On Corio Bay, the Shell Refinery's pier docks large tankers while next door,Geelong Grammar School still trains some of the nation's elite students. The Refinery, one of Geelong's largest employers, dominates the coastal skyline. On the other side of the Princes Highway, Corio has a great range of suburban facilities, reserves and shopping centres.

Corio Village Shopping Centre (built in 1973) has department stores, supermarkets and over 90 specialty stores. It is next door to a large community health centre. There are five large reserves with sports facilities and Beckley Park hosts greyhound and harness racing, karting and a mini-bike track.

Its relative closeness to Melbourne makes Corio a popular place to live.

History
Explorers Hume and Hovell recorded that local Aborigines called the bay "Jillong" and the land "Corago", which is probably the source of the name "Corio". Subdivided land was first sold at Cowies Creek in 1852.

By the mid-1860s, Corio was a township with two hotels, a common school, a post office and a scattered population of about 500 people.
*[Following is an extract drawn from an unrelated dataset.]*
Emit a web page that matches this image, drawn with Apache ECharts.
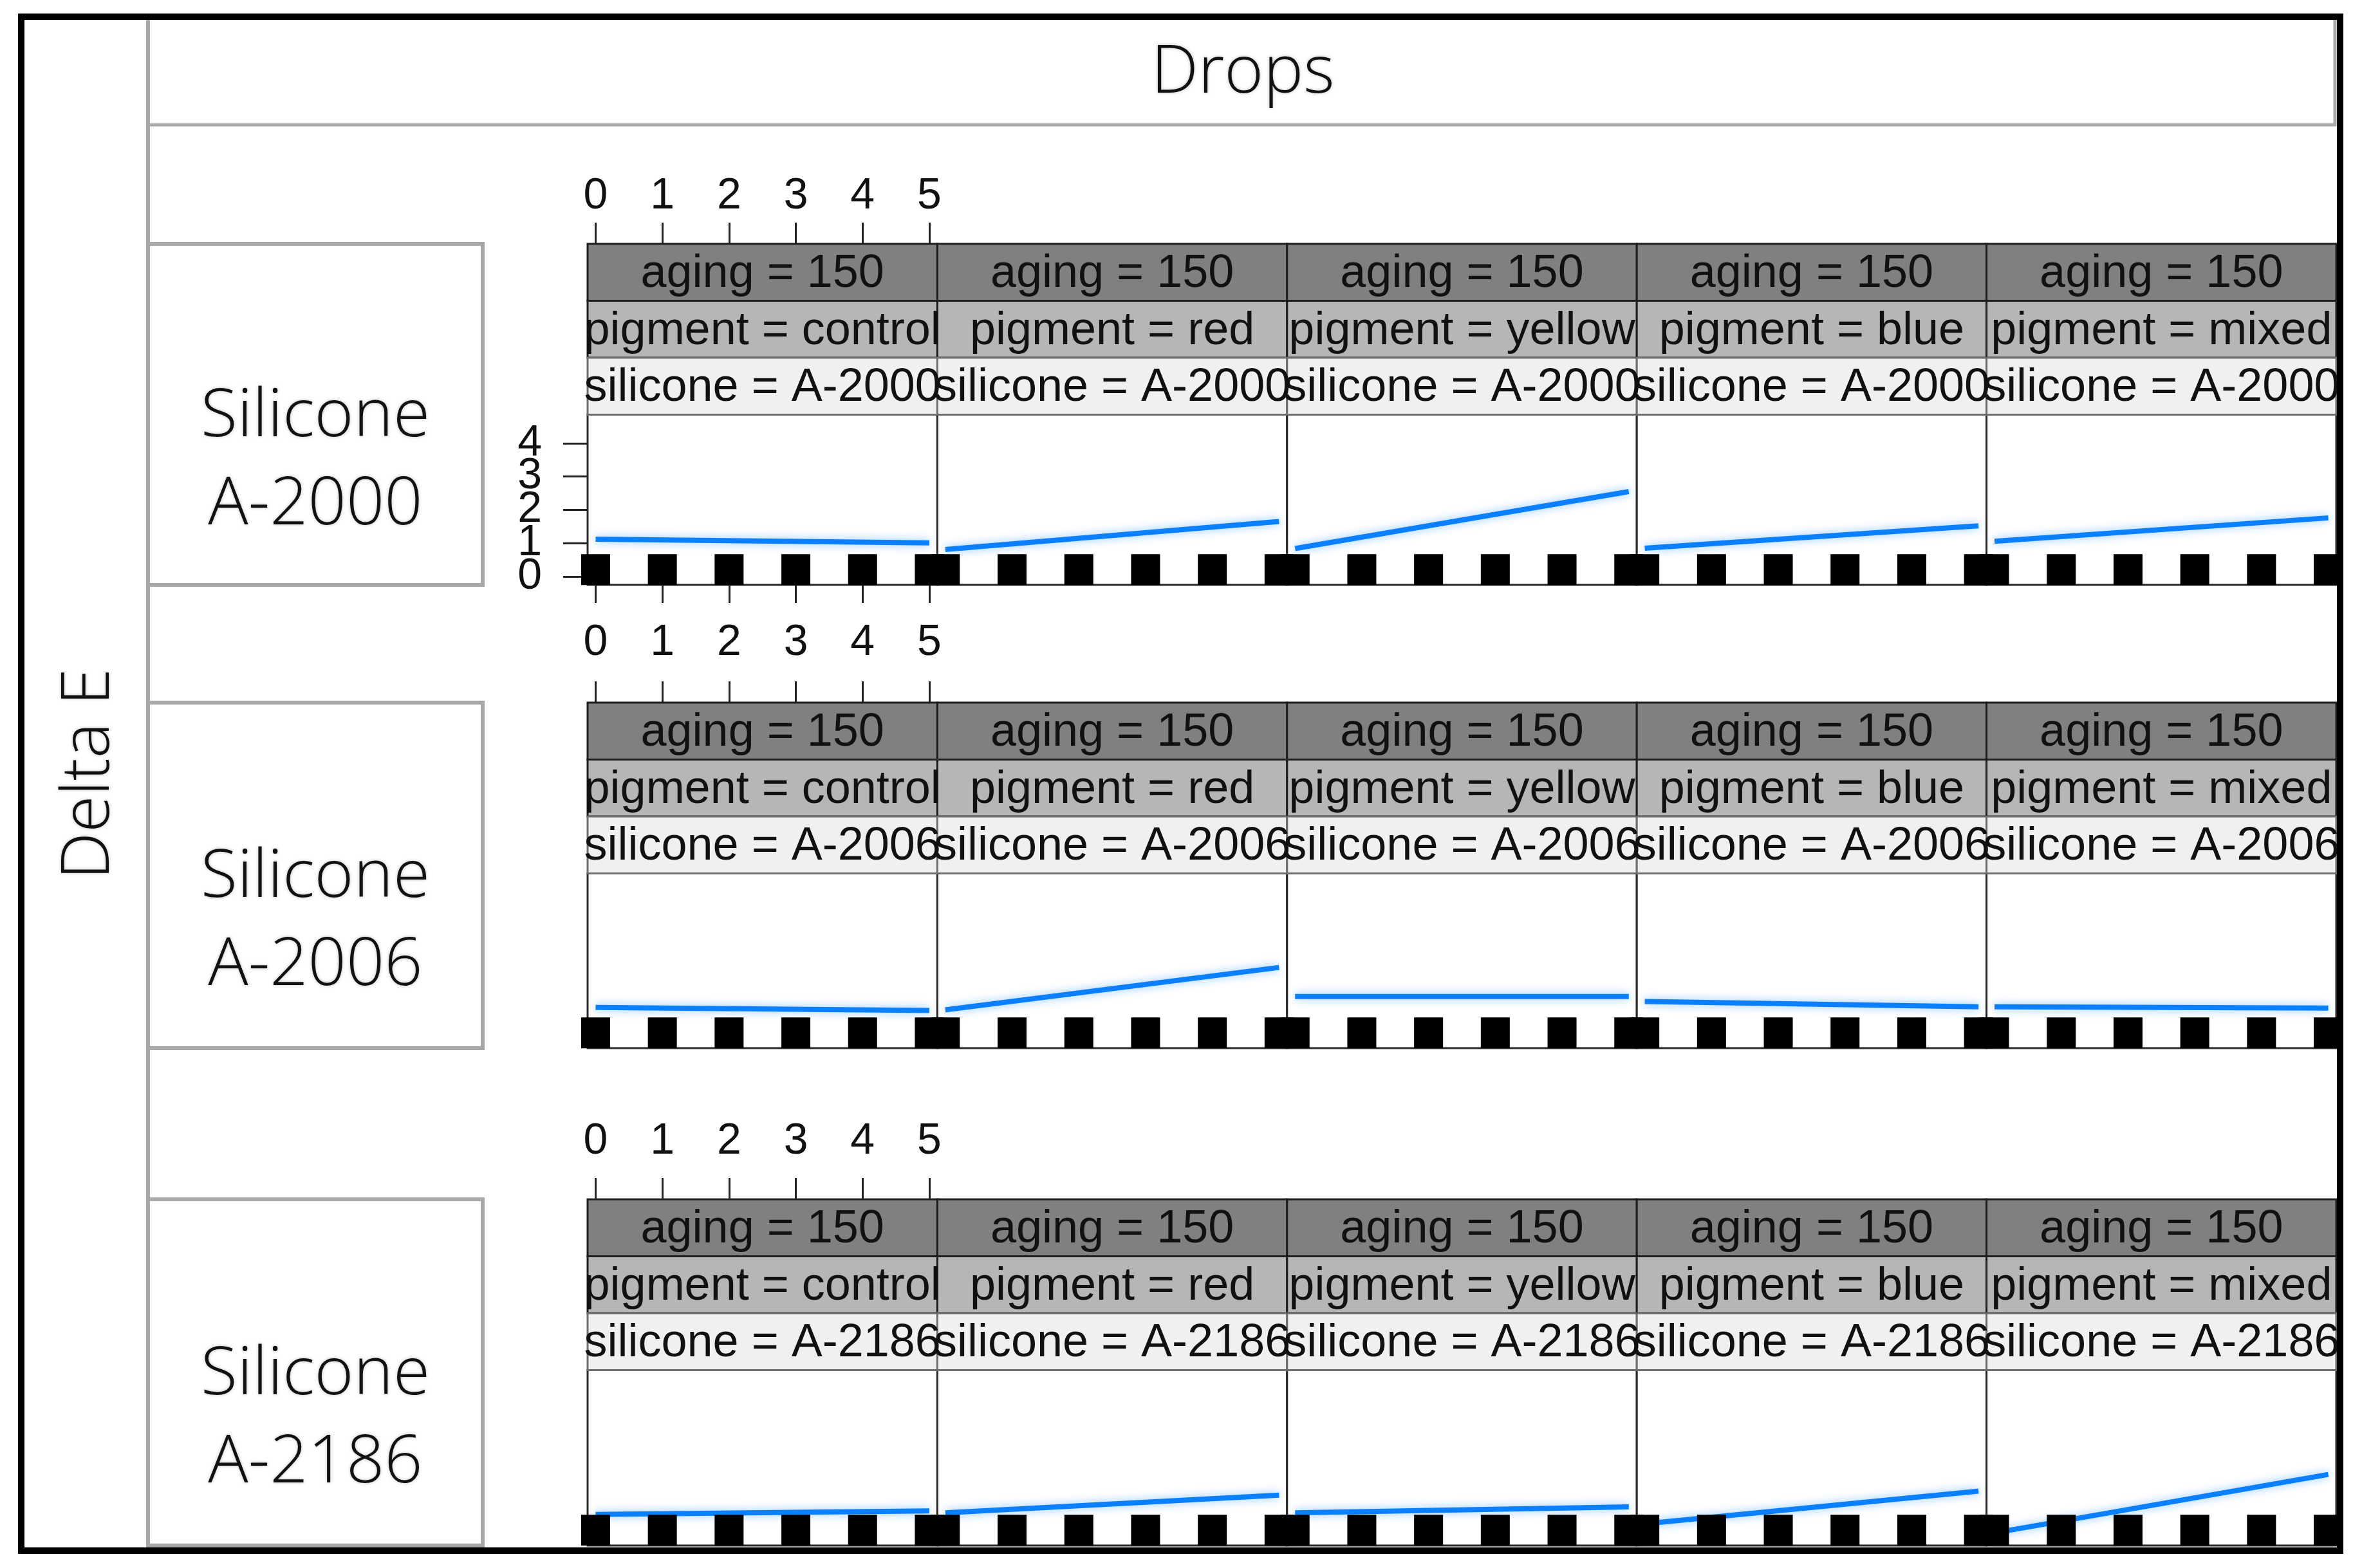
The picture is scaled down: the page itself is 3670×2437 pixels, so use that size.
<!DOCTYPE html>
<html>
<head>
<meta charset="utf-8">
<script src="https://cdn.jsdelivr.net/npm/echarts@6/dist/echarts.min.js"></script>
<style>
  html, body { margin: 0; padding: 0; background: #fff; }
  #main { width: 3670px; height: 2437px; }
</style>
</head>
<body>
<div id="main"></div>
<script>
// data
const pigments = ['control', 'red', 'yellow', 'blue', 'mixed'];
const silicones = ['A-2000', 'A-2006', 'A-2186'];
const agingLabel = 'aging = 150';
const fitDrops = [0, 5];
// fitted Delta E at drops = 0 and drops = 5, one pair per pigment
const fitA2000 = [[1.12, 1.01], [0.81, 1.65], [0.84, 2.55], [0.85, 1.52], [1.06, 1.76]];
const fitA2006 = [[0.97, 0.88], [0.90, 2.17], [1.30, 1.30], [1.15, 0.99], [0.99, 0.95]];
const fitA2186 = [[0.68, 0.79], [0.73, 1.26], [0.73, 0.91], [0.40, 1.38], [0.13, 1.88]];
const rugDrops = [0, 1, 2, 3, 4, 5];
const rugLevel = 0.21;
const xTicks = [0, 1, 2, 3, 4, 5];
const yTicks = [0, 1, 2, 3, 4];

const fits = [fitA2000, fitA2006, fitA2186];

// layout
const PANEL_X0 = 913, PANEL_W = 543.4;
const STRIP_TOP = [379, 1092, 1864];
const STRIP_H = 88.5;
const PLOT_BOTTOM = [909, 1629, 2402];
const PX_PER_UNIT = 51.8;
const Y_MIN = -0.25, X_MIN = -0.12, X_MAX = 5.12;
const LABEL_MARGIN = [40, 59, 56];
const stripFill = ['#808080', '#b6b6b6', '#f0f0f0'];
const ARIAL = "'Liberation Sans', Arial, sans-serif";
const LIGHT = "'Open Sans', 'Noto Sans', sans-serif";

let grids = [], xAxes = [], yAxes = [], series = [], graphics = [];

function yAxisFor(gridIndex, max, show, ticks) {
    return {
        gridIndex: gridIndex, type: 'value', min: Y_MIN, max: max, show: show,
        axisLine: {show: false, onZero: false},
        axisTick: {show: true, length: 38, customValues: ticks, lineStyle: {color: '#222', width: 3}},
        axisLabel: {customValues: ticks, fontSize: 68, color: '#111', fontFamily: ARIAL, margin: 71,
                    showMinLabel: true, showMaxLabel: true},
        splitLine: {show: false}
    };
}

silicones.forEach((sil, r) => {
    const top = STRIP_TOP[r] + 3 * STRIP_H;
    const h = PLOT_BOTTOM[r] - top;
    const yMax = Y_MIN + h / PX_PER_UNIT;
    pigments.forEach((pig, c) => {
        const i = grids.length;
        const left = PANEL_X0 + c * PANEL_W;
        grids.push({
            left: left, top: top, width: PANEL_W, height: h,
            show: true, borderColor: '#2a2a2a', borderWidth: 3, backgroundColor: '#fff'
        });
        xAxes.push({
            gridIndex: i, type: 'value', min: X_MIN, max: X_MAX,
            position: 'top', offset: top - STRIP_TOP[r],
            show: c === 0,
            axisLine: {show: false, onZero: false},
            axisTick: {show: true, length: 33, customValues: xTicks, lineStyle: {color: '#222', width: 3}},
            axisLabel: {customValues: xTicks, fontSize: 68, color: '#111', fontFamily: ARIAL,
                        margin: LABEL_MARGIN[r], showMinLabel: true, showMaxLabel: true},
            splitLine: {show: false}
        });
        // even ticks here, odd ticks on an overlay grid (labels overlap each other)
        yAxes.push(yAxisFor(i, yMax, r === 0 && c === 0, yTicks.filter(t => t % 2 === 0)));
        const v = fits[r][c];
        series.push({
            type: 'line', xAxisIndex: i, yAxisIndex: i,
            data: fitDrops.map((d, k) => [d, v[k]]),
            symbol: 'none', z: 3,
            lineStyle: {color: '#0a80ff', width: 8, shadowColor: 'rgba(0,128,255,0.45)', shadowBlur: 14}
        });
        series.push({
            type: 'scatter', xAxisIndex: i, yAxisIndex: i,
            data: rugDrops.map(d => [d, rugLevel]),
            symbol: 'rect', symbolSize: [45, 48], clip: true, z: 4,
            itemStyle: {color: '#000', opacity: 1}
        });

        // strips
        const labels = [agingLabel, 'pigment = ' + pig, 'silicone = ' + sil];
        labels.forEach((txt, k) => {
            const y = STRIP_TOP[r] + k * STRIP_H;
            graphics.push({
                type: 'rect', z: 10,
                shape: {x: left, y: y, width: PANEL_W, height: STRIP_H},
                style: {fill: stripFill[k], stroke: k === 2 ? '#6e6e6e' : '#1e1e1e', lineWidth: 3}
            });
            graphics.push({
                type: 'text', z: 11, x: left + PANEL_W / 2, y: y + STRIP_H / 2 + 3,
                style: {text: txt, fontSize: 72, fontFamily: ARIAL, fill: '#111',
                        textAlign: 'center', textVerticalAlign: 'middle'}
            });
        });
    });

    // silicone row box
    graphics.push({
        type: 'rect', z: 5,
        shape: {x: 230, y: STRIP_TOP[r], width: 520, height: PLOT_BOTTOM[r] - STRIP_TOP[r]},
        style: {fill: '#fff', stroke: '#a8a8a8', lineWidth: 6}
    });
    const mid = (STRIP_TOP[r] + PLOT_BOTTOM[r]) / 2;
    ['Silicone', sil].forEach((t, k) => {
        graphics.push({
            type: 'text', z: 6, x: 490, y: mid + 4 + k * 137,
            style: {text: t, fontSize: 104, fontFamily: LIGHT, fontWeight: 300, fill: '#111',
                    textAlign: 'center', textVerticalAlign: 'middle',
                    textShadowColor: 'rgba(0,0,0,0.25)', textShadowBlur: 5}
        });
    });
});

// extra bottom ticks under the first panel of the first row
xAxes.push({
    gridIndex: 0, type: 'value', min: X_MIN, max: X_MAX, position: 'bottom',
    axisLine: {show: false, onZero: false},
    axisTick: {show: true, length: 28, customValues: xTicks, lineStyle: {color: '#222', width: 3}},
    axisLabel: {show: false},
    splitLine: {show: false}
});

// overlay grid on the first panel carrying the odd y ticks
const g0 = grids[0];
const overlay = grids.length;
grids.push({left: g0.left, top: g0.top, width: g0.width, height: g0.height, show: false});
xAxes.push({gridIndex: overlay, type: 'value', min: X_MIN, max: X_MAX, show: false});
yAxes.push(yAxisFor(overlay, yAxes[0].max, true, yTicks.filter(t => t % 2 === 1)));

// frame
graphics.push(
    {type: 'line', z: 5, shape: {x1: 230, y1: 30, x2: 230, y2: 2406}, style: {stroke: '#a8a8a8', lineWidth: 6}},
    {type: 'rect', z: 5, shape: {x: 230, y: 28, width: 3398, height: 166}, style: {fill: 'none', stroke: '#a8a8a8', lineWidth: 5}},
    {type: 'rect', z: 20, shape: {x: 33, y: 26, width: 3603, height: 2384}, style: {fill: 'none', stroke: '#000', lineWidth: 10}},
    {type: 'text', z: 6, x: 1931, y: 114,
     style: {text: 'Drops', fontSize: 104, fontFamily: LIGHT, fontWeight: 300, fill: '#111',
             textAlign: 'center', textVerticalAlign: 'middle',
             textShadowColor: 'rgba(0,0,0,0.25)', textShadowBlur: 5}},
    {type: 'text', z: 6, x: 139, y: 1203, rotation: Math.PI / 2,
     style: {text: 'Delta E', fontSize: 104, fontFamily: LIGHT, fontWeight: 300, fill: '#111',
             textAlign: 'center', textVerticalAlign: 'middle',
             textShadowColor: 'rgba(0,0,0,0.25)', textShadowBlur: 5}}
);

let myChart = echarts.init(document.getElementById('main'));
myChart.setOption({
    animation: false,
    backgroundColor: '#fff',
    grid: grids,
    xAxis: xAxes,
    yAxis: yAxes,
    series: series,
    graphic: graphics
});
</script>
</body>
</html>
North of Geelong's two early industrial suburbs, Corio was expected to develop a long time before it did. When the prestigious Geelong Grammar School moved to new buildings and grounds at Corio in 1914, it was still a small and under-developed suburb.

By the mid-1920s, Corio had displaced Cowie as a name, and the area around Cowies Creek became North Shore. The industrialisation around Corio Bay began at the turn of the century and peaked when the Shell Oil Refinery was built in 1954.

The Housing Commission built the first of its Corio estates in the late 1950s and within 20 years had built five estates and 2,500 houses in Corio. During the 1950s, the population grew rapidly and several schools were built in the 1960s and 1970s to serve this dynamic suburb.